In het vernieuwde station van Brugge is een grote overdekte
ruimte ontstaan waarin nu ook – en dat verheugt mij – af en toe iets te beleven
valt. Zoals de rappers vandaag, of hoe heten die gasten die acrobatieën
uitvoeren bij een-soort-muziek-waar-ik-anders-nooit-naar-zou-luisteren-maar-die-ik-in-deze-context-wel-kan-dulden,
een ritmisch gekwaak dat ze in een gettoblaster hebben meegebracht.
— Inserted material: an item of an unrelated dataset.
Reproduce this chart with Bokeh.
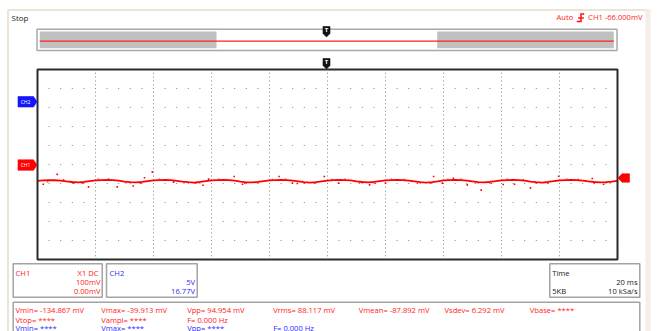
from bokeh.plotting import figure
from bokeh.models import Label, BoxAnnotation, PolyAnnotation
from bokeh.embed import file_html
from bokeh.resources import INLINE

# ---------------- data (CH1, mV, sampled every 2 ms) ----------------
time_ms = list(range(0, 201, 2))
ch1_mv = [-86, -84, -83, -83, -85, -89, -92, -94, -92, -88,
          -84, -82, -81, -82, -85, -90, -93, -94, -92, -87,
          -84, -82, -81, -82, -86, -90, -93, -95, -92, -88,
          -84, -82, -81, -82, -85, -90, -94, -94, -92, -87,
          -84, -82, -81, -82, -85, -89, -93, -95, -93, -89,
          -85, -82, -81, -82, -84, -89, -92, -94, -92, -88,
          -84, -82, -81, -82, -85, -89, -93, -95, -93, -89,
          -84, -82, -81, -82, -85, -89, -93, -94, -92, -88,
          -84, -82, -81, -82, -85, -90, -93, -95, -92, -88,
          -84, -82, -81, -82, -85, -89, -92, -94, -93, -90, -86]

# isolated noise samples (ms, mV)
spike_t = [6.8, 2.0, 17.6, 27.5, 36.9, 33.0, 39.6, 46.9, 57.1, 59.0,
           67.8, 70.7, 83.3, 87.9, 89.6, 98.9, 103.8, 114.5, 120.0, 136.6,
           139.6, 143.4, 148.2, 153.0, 160.6, 164.5, 170.0, 179.7, 191.3, 195.2]
spike_mv = [-52, -104, -118, -118, -70, -113, -40, -93, -109, -77,
            -63, -104, -63, -98, -100, -63, -98, -107, -98, -63,
            -98, -72, -107, -135, -105, -104, -123, -62, -74, -104]

# small deviations hugging the trace (ms, mV)
jitter_t = [3.5, 9.0, 12.5, 15.5, 21.0, 24.5, 30.5, 35.5, 42.0, 45.0,
            50.5, 54.5, 62.5, 65.0, 71.5, 76.0, 81.0, 85.5, 92.0, 95.5,
            101.5, 106.0, 111.0, 116.5, 122.0, 126.5, 131.0, 135.5, 141.5, 146.0,
            151.0, 156.5, 162.0, 167.5, 172.0, 176.0, 182.5, 186.5, 192.0, 197.5]
jitter_mv = [-91, -79, -99, -99, -77, -76, -97, -99, -77, -78,
             -97, -100, -77, -78, -99, -97, -78, -77, -99, -100,
             -78, -77, -98, -99, -77, -78, -99, -100, -78, -77,
             -98, -99, -77, -79, -99, -99, -77, -78, -99, -97]

ch1_label = "CH1"
ch2_label = "CH2"
ch1_info = ["X1  DC", "100mV", "0.00mV"]
ch2_info = ["5V", "16.77V"]
time_info = ["Time", "20 ms", "5KB", "10 kSa/s"]
meas_row1 = ["Vmin= -134.867 mV", "Vmax= -39.913 mV", "Vpp= 94.954 mV", "Vrms= 88.117 mV",
             "Vmean= -87.892 mV", "Vsdev= 6.292 mV", "Vbase= ****"]
meas_row2 = ["Vtop= ****", "Vampl= ****", "F= 0.000 Hz"]
meas_row3 = ["Vmin= ****", "Vmax= ****", "Vpp= ****", "F= 0.000 Hz"]
trigger_text = "CH1 -66.000mV"

# ---------------- layout constants (canvas pixels) ----------------
W, H = 660, 331
FL, FR, FT, FB = 37, 617, 69, 259          # scope screen area
T_SPAN, V_SPAN = 200.0, 1000.0             # 10 div x 20 ms, 10 div x 100 mV
kx = (FR - FL) / T_SPAN
ky = (FB - FT) / V_SPAN
FC = (FT + FB) / 2

RED = "#ff1a1a"
BLUE = "#2a2aff"
FONT = "Open Sans"

p = figure(width=W, height=H, output_backend="svg", toolbar_location=None,
           x_range=(-FL / kx, (W - FL) / kx), y_range=((FC - H) / ky, FC / ky),
           x_axis_location=None, y_axis_location=None, min_border=0)
p.grid.visible = False
p.background_fill_color = "white"
p.border_fill_color = "white"
p.outline_line_color = None


def X(px):
    return px


def Y(py):
    return H - py


def box(l, r, t, b, fill=None, line=None, lw=1.0):
    p.add_layout(BoxAnnotation(left=X(l), right=X(r), top=Y(t), bottom=Y(b),
                               left_units="screen", right_units="screen",
                               top_units="screen", bottom_units="screen",
                               fill_color=fill if fill else "white", fill_alpha=1 if fill else 0,
                               line_color=line if line else "white", line_alpha=1 if line else 0,
                               line_width=lw))


def poly(pts, fill):
    p.add_layout(PolyAnnotation(xs=[X(a) for a, b in pts], ys=[Y(b) for a, b in pts],
                                xs_units="screen", ys_units="screen",
                                fill_color=fill, fill_alpha=1, line_color=fill,
                                line_alpha=1, line_width=0.6))


def lab(text, px, py, color, size="7.6px", align="left", style="normal"):
    p.add_layout(Label(x=X(px), y=Y(py), x_units="screen", y_units="screen", text=text,
                       text_color=color, text_font_size=size, text_align=align,
                       text_baseline="middle", text_font=FONT, text_font_style=style))


# window frame
box(7.5, 647, 9.5, 345, line="#ebe5d6", lw=2)
box(645, 650, 9, 345, fill="#f3efe6")

# header
lab("Stop", 11, 16.7, "#222222", size="8px")
lab("Auto", 556, 16.7, RED)
lab(trigger_text, 642, 16.7, RED, align="right")
poly([(576.5, 20.5), (580, 20.5), (580, 13), (583.5, 13), (583.5, 14), (581, 14), (581, 21.5), (576.5, 21.5)], RED)
poly([(578, 17), (583, 17), (583, 18), (578, 18)], RED)

# overview
box(36.5, 616.5, 28.7, 50, fill="white", line="#a8a8a8", lw=1.5)
box(39.3, 216, 31, 47.7, fill="#c0c0c0")
box(436.7, 613.3, 31, 47.7, fill="#c0c0c0")
box(39.3, 613.3, 40.1, 41.3, fill="#ff2020")
poly([(322.5, 26), (329.5, 26), (329.5, 33), (326, 36.5), (322.5, 33)], "#111111")
lab("T", 326, 29.6, "white", size="6px", align="center", style="bold")
poly([(322.5, 58), (329.5, 58), (329.5, 65), (326, 68.5), (322.5, 65)], "#111111")
lab("T", 326, 61.6, "white", size="6px", align="center", style="bold")

# scope border, drawn on the data scales
p.add_layout(BoxAnnotation(left=0, right=T_SPAN, bottom=-V_SPAN / 2, top=V_SPAN / 2,
                           fill_alpha=0, line_color="#2a2a2a", line_alpha=1, line_width=2))

# channel tags
poly([(17.5, 96), (33, 96), (36.5, 101.2), (33, 106.5), (17.5, 106.5)], "#1414ff")
lab(ch2_label, 25, 101.2, "white", size="5px", align="center")
poly([(17.5, 159.3), (33, 159.3), (36.5, 164.5), (33, 169.8), (17.5, 169.8)], "#ff0000")
lab(ch1_label, 25, 164.5, "white", size="5px", align="center")
poly([(617.5, 177.5), (621.5, 173.3), (629, 173.3), (629, 181.7), (621.5, 181.7)], "#ff0000")

# info boxes
box(12.7, 101.7, 263.3, 296.7, fill="white", line="#a3a3a3", lw=1.5)
lab(ch1_label, 15, 272.3, RED)
lab(ch1_info[0], 100, 272.3, RED, align="right")
lab(ch1_info[1], 100, 281.7, RED, align="right")
lab(ch1_info[2], 100, 290.7, RED, align="right")

box(106, 196.7, 263.3, 296.7, fill="white", line="#a3a3a3", lw=1.5)
lab(ch2_label, 109, 272.3, BLUE)
lab(ch2_info[0], 194.5, 281.7, BLUE, align="right")
lab(ch2_info[1], 194.5, 290.7, BLUE, align="right")

box(549.3, 639.3, 263.3, 296.7, fill="white", line="#a3a3a3", lw=1.5)
lab(time_info[0], 551.7, 272.3, "#222222")
lab(time_info[1], 637, 281.3, "#222222", align="right")
lab(time_info[2], 551.7, 290.7, "#222222")
lab(time_info[3], 637, 290.7, "#222222", align="right")

box(12.7, 639.3, 301.7, 345, fill="white", line="#a3a3a3", lw=1.5)
cols = [15, 100.7, 186.7, 272.7, 358.3, 444, 529.3]
for i, t in enumerate(meas_row1):
    lab(t, cols[i], 309.5, RED)
for i, t in enumerate(meas_row2):
    lab(t, cols[i], 319, RED)
for i, t in enumerate(meas_row3):
    lab(t, cols[i], 327, BLUE)

# ---------------- scope grid (dots) ----------------
gx, gy = [], []
for xm in range(20, 200, 20):
    for ym in range(-500, 501, 20):
        gx.append(xm); gy.append(ym)
for ym in range(-400, 401, 100):
    for xm in range(4, 200, 4):
        if xm % 20:
            gx.append(xm); gy.append(ym)
p.rect(gx, gy, width=1, height=1, width_units="screen", height_units="screen",
       fill_color="#858585", line_color=None)

# ---------------- waveform ----------------
p.line(time_ms, ch1_mv, line_color="#ff0000", line_width=1.8)
p.rect(jitter_t, jitter_mv, width=1.5, height=1.2, width_units="screen", height_units="screen",
       fill_color="#ff2a2a", line_color=None)
p.rect(spike_t, spike_mv, width=1.6, height=1.6, width_units="screen", height_units="screen",
       fill_color="#ff0000", line_color=None)

open("out.html", "w").write(file_html(p, INLINE))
Ze springen
als een uitvergrote kikker van hun ene voet op de andere, zwaaien dan hun benen
hoog in de lucht, laten zich – nooit onzacht – op de gladde vloer vallen en
centrifugeren hun ingewanden door op hun hoofd ter plekke een tollende beweging
uit te voeren. Enfin, ze dansen. Brugge is natuurlijk de metropool niet en de
passanten kijken nog onwennig toe. Ze blijven node staan, eigenlijk liever
niet. Je ziet ze omkijken en hoort ze denken: wat een rare snuiters. Maar ik
vind ze moedig, die snuiters. Ze verdienen onze aandacht en waardering – ’t is in
elk geval toffer dan dampend en zuipend en de zeer onmiddellijke omgeving, laat
ons zeggen tussen de bank waarop ze hangen en de vuilnisbak tien meter verder,
bevuilend de uren voor en tussen en na de lessen zoek te maken.